The Trump campaign says it is asking the U.S. Supreme Court to intervene in a case over counting ballots in Pennsylvania that were postmarked by Nov. 3, Election Day, but received later.

“As the President has rightly said, the Supreme Court must resolve this crucial contested legal question, so President Trump’s Campaign is moving to intervene in the existing Supreme Court litigation over the Pennsylvania Supreme Court’s unlawful extension of the mail-in ballot receipt deadline,” Justin Clark, Trump’s deputy campaign manager, said in a statement. “The law is on President Trump’s side: as the Eighth Circuit just said, to change the ballot receipt deadline is in fact a change of the time, place, and manner of the election — and only a state legislature or the United States Congress can do that under the Constitution.”

Pennsylvania, which has 20 electoral votes, remains a pivotal state for both the Trump and Biden campaigns in their quest for the White House. With 85% of the vote counted, according to The Associated Press, Trump was leading with 52.4% of the vote to Joe Biden’s 46.5%. Democrats say they believe that much of the remaining vote will break in Biden’s favor.

The Trump campaign’s move comes weeks after the Supreme Court ruled that election officials in Pennsylvania can count absentee ballots received as late as the Friday after Election Day so long as they are postmarked by Nov. 3.

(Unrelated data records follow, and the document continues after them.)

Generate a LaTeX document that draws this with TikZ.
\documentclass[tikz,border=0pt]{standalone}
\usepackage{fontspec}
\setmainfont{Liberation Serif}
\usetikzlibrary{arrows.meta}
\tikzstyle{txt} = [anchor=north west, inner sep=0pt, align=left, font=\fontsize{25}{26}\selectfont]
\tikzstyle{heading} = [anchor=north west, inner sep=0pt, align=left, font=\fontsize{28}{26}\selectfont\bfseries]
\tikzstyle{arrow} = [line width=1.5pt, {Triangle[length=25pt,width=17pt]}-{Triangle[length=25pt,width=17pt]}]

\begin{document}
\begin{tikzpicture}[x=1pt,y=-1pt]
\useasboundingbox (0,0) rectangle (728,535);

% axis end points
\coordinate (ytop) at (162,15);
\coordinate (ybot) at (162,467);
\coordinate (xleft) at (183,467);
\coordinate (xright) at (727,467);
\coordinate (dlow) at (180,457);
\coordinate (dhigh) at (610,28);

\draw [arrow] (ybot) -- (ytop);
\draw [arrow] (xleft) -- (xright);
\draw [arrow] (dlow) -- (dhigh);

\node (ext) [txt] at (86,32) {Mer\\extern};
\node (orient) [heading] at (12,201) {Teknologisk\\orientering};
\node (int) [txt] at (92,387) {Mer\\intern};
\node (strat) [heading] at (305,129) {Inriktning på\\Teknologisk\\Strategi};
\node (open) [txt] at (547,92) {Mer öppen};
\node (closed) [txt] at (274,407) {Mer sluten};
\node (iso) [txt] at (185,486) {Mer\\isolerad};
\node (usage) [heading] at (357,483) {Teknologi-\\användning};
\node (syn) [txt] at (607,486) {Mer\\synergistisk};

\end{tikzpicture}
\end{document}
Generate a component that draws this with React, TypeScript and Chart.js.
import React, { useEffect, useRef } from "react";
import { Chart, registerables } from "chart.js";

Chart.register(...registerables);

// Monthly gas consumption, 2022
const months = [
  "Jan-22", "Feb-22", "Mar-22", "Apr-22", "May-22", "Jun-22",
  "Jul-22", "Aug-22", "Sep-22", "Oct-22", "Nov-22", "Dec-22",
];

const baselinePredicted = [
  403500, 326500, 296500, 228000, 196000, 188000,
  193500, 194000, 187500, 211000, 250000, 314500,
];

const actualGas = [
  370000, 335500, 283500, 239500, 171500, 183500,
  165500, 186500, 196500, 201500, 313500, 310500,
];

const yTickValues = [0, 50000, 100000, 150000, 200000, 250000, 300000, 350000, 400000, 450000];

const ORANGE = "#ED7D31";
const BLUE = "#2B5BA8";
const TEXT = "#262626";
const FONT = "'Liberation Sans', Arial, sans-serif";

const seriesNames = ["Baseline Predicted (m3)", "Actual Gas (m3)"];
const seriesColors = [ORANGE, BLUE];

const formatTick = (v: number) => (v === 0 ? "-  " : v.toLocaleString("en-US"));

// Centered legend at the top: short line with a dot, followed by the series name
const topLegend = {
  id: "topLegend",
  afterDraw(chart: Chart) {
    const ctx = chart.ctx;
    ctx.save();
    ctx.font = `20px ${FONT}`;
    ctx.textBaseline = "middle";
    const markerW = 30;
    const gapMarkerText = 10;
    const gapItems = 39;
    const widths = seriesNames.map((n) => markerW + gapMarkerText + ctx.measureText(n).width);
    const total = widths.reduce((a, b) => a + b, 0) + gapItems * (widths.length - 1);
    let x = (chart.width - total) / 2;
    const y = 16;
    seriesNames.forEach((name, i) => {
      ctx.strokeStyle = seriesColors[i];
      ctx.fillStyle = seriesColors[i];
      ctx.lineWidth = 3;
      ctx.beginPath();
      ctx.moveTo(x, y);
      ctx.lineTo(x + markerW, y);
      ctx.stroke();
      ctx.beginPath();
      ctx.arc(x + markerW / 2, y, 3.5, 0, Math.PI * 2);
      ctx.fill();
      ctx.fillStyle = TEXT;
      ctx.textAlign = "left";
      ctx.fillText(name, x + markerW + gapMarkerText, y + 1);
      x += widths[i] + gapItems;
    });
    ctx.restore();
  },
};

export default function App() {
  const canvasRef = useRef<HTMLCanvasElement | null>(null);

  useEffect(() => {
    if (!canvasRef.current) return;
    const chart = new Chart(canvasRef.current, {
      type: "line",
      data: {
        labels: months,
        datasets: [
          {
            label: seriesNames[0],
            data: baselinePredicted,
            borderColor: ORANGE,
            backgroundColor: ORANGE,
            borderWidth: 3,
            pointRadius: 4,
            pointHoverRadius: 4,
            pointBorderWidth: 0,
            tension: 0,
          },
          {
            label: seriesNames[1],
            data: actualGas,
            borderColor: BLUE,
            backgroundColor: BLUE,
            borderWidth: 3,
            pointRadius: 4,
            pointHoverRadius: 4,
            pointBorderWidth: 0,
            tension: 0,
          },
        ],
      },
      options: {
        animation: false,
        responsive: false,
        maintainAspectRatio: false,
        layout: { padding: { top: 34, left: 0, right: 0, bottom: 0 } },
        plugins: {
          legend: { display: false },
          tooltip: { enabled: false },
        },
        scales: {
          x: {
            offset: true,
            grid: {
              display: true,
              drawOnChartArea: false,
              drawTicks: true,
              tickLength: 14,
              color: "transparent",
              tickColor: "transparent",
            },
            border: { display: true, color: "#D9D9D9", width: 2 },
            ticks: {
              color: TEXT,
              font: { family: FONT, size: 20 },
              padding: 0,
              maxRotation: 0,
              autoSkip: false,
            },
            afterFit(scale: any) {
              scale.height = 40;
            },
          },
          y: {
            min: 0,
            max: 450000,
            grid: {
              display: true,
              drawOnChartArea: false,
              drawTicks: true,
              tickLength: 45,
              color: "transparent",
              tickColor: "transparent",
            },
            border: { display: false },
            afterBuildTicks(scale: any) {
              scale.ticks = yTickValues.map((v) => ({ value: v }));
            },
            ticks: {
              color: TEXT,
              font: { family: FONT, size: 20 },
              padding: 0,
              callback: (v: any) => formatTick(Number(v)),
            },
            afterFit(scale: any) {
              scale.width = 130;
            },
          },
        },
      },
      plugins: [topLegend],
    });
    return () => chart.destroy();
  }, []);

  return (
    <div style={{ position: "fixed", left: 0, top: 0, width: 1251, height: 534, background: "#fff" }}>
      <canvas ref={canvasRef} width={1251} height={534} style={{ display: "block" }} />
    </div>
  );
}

Pennsylvania Republicans had sought to block the counting of late-arriving ballots, which the state’s Supreme Court had approved last month. Republicans argued that it is up to the state’s Legislature — not the court — to set rules for how elections are conducted. They also said the court’s ruling could allow ballots cast after Election Day to be counted. The court declined to expedite the case so close to the election but left room to revisit it.